A proposito di competizione, nessuno le invidia gli addominali di ferro che sfoggia spesso su Instagram?
«Spero di no perché vorrei essere apprezzata per la mia personalità, per il mio carattere e non per il mio fisico. Magari qualche invidia ci sarà pure, ma l’importante è superarla».

Il fatto che fosse una bambina che praticasse il calcio le ha mai dato problemi con i compagni?
«Da bambina, prima delle partite, ricordo che i maschietti della squadra avversaria guardavano la nostra e ci prendevano in giro perché vedevano che c’era una femmina. I miei compagni mi hanno sempre difesa e capitava spesso che, alla fine, gli altri piangessero perché aveva segnato una ragazza. Ma nulla più di questo, per fortuna».

Il sogno di entrare nell’Inter lo ha realizzato: cos’altro vorrebbe che si avverasse in futuro?

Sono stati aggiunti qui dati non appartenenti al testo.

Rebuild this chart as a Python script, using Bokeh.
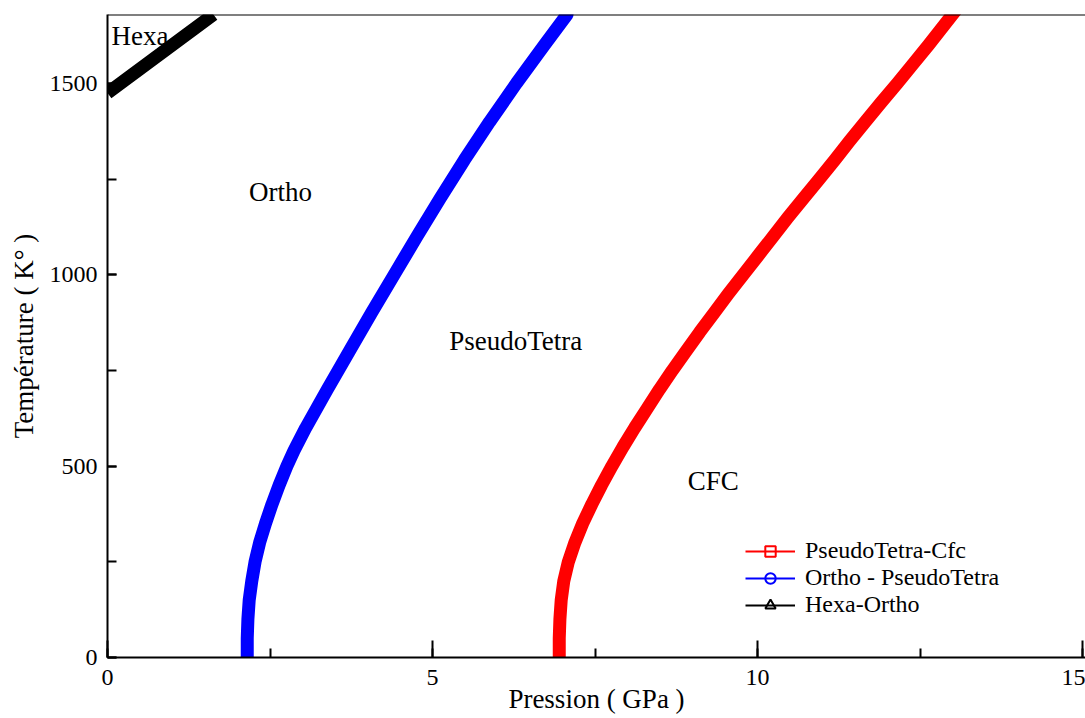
from bokeh.plotting import figure
from bokeh.models import (Range1d, Legend, LegendItem, Label, Span,
                          SingleIntervalTicker, ColumnDataSource)
from bokeh.embed import file_html
from bokeh.resources import INLINE

# ---- data ----
ortho_pt_t = [0, 50, 100, 150, 200, 250, 300, 350, 400, 450, 500, 541, 600, 700, 800,
              900, 1000, 1100, 1200, 1300, 1400, 1500, 1600, 1680]
ortho_pt_p = [2.15, 2.15, 2.16, 2.18, 2.22, 2.27, 2.34, 2.43, 2.53, 2.64, 2.76, 2.87, 3.05,
              3.38, 3.72, 4.06, 4.41, 4.76, 5.12, 5.49, 5.88, 6.29, 6.72, 7.07]

pt_cfc_t = [0, 50, 100, 150, 200, 250, 300, 350, 400, 450, 500, 550, 600, 650, 700, 750,
            800, 850, 900, 950, 1000, 1050, 1100, 1150, 1200, 1250, 1300, 1350, 1400,
            1450, 1500, 1550, 1600, 1680]
pt_cfc_p = [6.95, 6.95, 6.96, 6.98, 7.02, 7.09, 7.19, 7.31, 7.45, 7.60, 7.76, 7.93, 8.11,
            8.30, 8.49, 8.69, 8.90, 9.11, 9.33, 9.55, 9.78, 10.01, 10.24, 10.47, 10.71,
            10.95, 11.19, 11.42, 11.66, 11.90, 12.15, 12.39, 12.63, 13.00]

hexa_ortho_p = [0.0, 0.82, 1.63]
hexa_ortho_t = [1475, 1578, 1680]

phase_names = ["Hexa", "Ortho", "PseudoTetra", "CFC"]
phase_p = [0.5, 2.66, 6.28, 9.32]
phase_t = [1625, 1215, 828, 460]

series_names = ["PseudoTetra-Cfc", "Ortho - PseudoTetra", "Hexa-Ortho"]

FONT = "Liberation Serif"

p = figure(width=1085, height=718, x_range=Range1d(0, 15.046), y_range=Range1d(0, 1680),
           output_backend="svg", toolbar_location=None,
           min_border_left=107, min_border_top=14, min_border_bottom=61, min_border_right=0)
p.outline_line_color = None
p.xgrid.visible = False
p.ygrid.visible = False

# axes
p.xaxis.ticker = SingleIntervalTicker(interval=5, num_minor_ticks=2)
p.yaxis.ticker = SingleIntervalTicker(interval=500, num_minor_ticks=2)
for ax in (p.xaxis[0], p.yaxis[0]):
    ax.axis_line_width = 2
    ax.axis_line_color = "black"
    ax.major_tick_line_width = 2
    ax.minor_tick_line_width = 2
    ax.major_tick_out = 0
    ax.minor_tick_out = 0
    ax.major_label_text_font = FONT
    ax.major_label_text_font_size = "24px"
    ax.major_label_text_color = "black"
    ax.axis_label_text_font = FONT
    ax.axis_label_text_font_size = "27px"
    ax.axis_label_text_font_style = "normal"
    ax.axis_label_text_color = "black"
p.xaxis.major_tick_in = 17
p.xaxis.minor_tick_in = 9
p.yaxis.major_tick_in = 9
p.yaxis.minor_tick_in = 9
p.xaxis.major_label_standoff = 12
p.yaxis.major_label_standoff = 10
p.xaxis.axis_label = "Pression ( GPa )"
p.yaxis.axis_label = "Température ( K° )"
p.xaxis.axis_label_standoff = -4
p.yaxis.axis_label_standoff = 8

p.add_layout(Span(location=1680, dimension="width", line_color="black", line_width=2))

# curves
p.line(pt_cfc_p, pt_cfc_t, line_color="#ff0000", line_width=13, line_cap="square",
       line_join="round")
p.line(ortho_pt_p, ortho_pt_t, line_color="#0000ff", line_width=13, line_cap="round",
       line_join="round")
p.line(hexa_ortho_p, hexa_ortho_t, line_color="black", line_width=13, line_cap="butt")

# phase labels
for name, x, y in zip(phase_names, phase_p, phase_t):
    p.add_layout(Label(x=x, y=y, text=name, text_font=FONT, text_font_size="27px",
                       text_align="center", text_baseline="middle", text_color="black"))

# legend-only renderers (a single NaN point, so nothing is drawn in the plot)
nan = float("nan")
colors = ["#ff0000", "#0000ff", "black"]
markers = ["square", "circle", "triangle"]
items = []
for name, c, m in zip(series_names, colors, markers):
    src = ColumnDataSource(data=dict(x=[nan], y=[nan]))
    l = p.line("x", "y", source=src, line_color=c, line_width=2)
    s = p.scatter("x", "y", source=src, marker=m, size=10, line_color=c,
                  fill_color=None, line_width=2)
    items.append(LegendItem(label=name, renderers=[l, s]))

legend = Legend(items=items, location=(638, 39), padding=0, margin=0, spacing=0,
                glyph_width=50, glyph_height=26, label_height=26, label_standoff=10,
                label_text_font=FONT, label_text_font_size="24px",
                label_text_color="black",
                border_line_color=None, background_fill_alpha=0)
p.add_layout(legend)

open("out.html", "w").write(file_html(p, INLINE))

«Ambisco a diventare una ragazza della Nazionale, magari titolare, un giorno. Ho tante idee e tanti progetti legati anche a quello che ho studiato, Alimentazione e Nutrizione: mi piacerebbe fare un master o una specialistica. Ma, più di ogni altra cosa, vorrei arrivare a dedicare il mio tempo e il mio ricavato a missioni e donazioni che ho già in mente. Punto sempre a esserci per qualcuno in difficoltà, dalla compagna più piccola e insicura a quella che ha bisogno di essere ascoltata: c’è tanto bene che possiamo fare e dovremmo impegnarci per realizzarlo».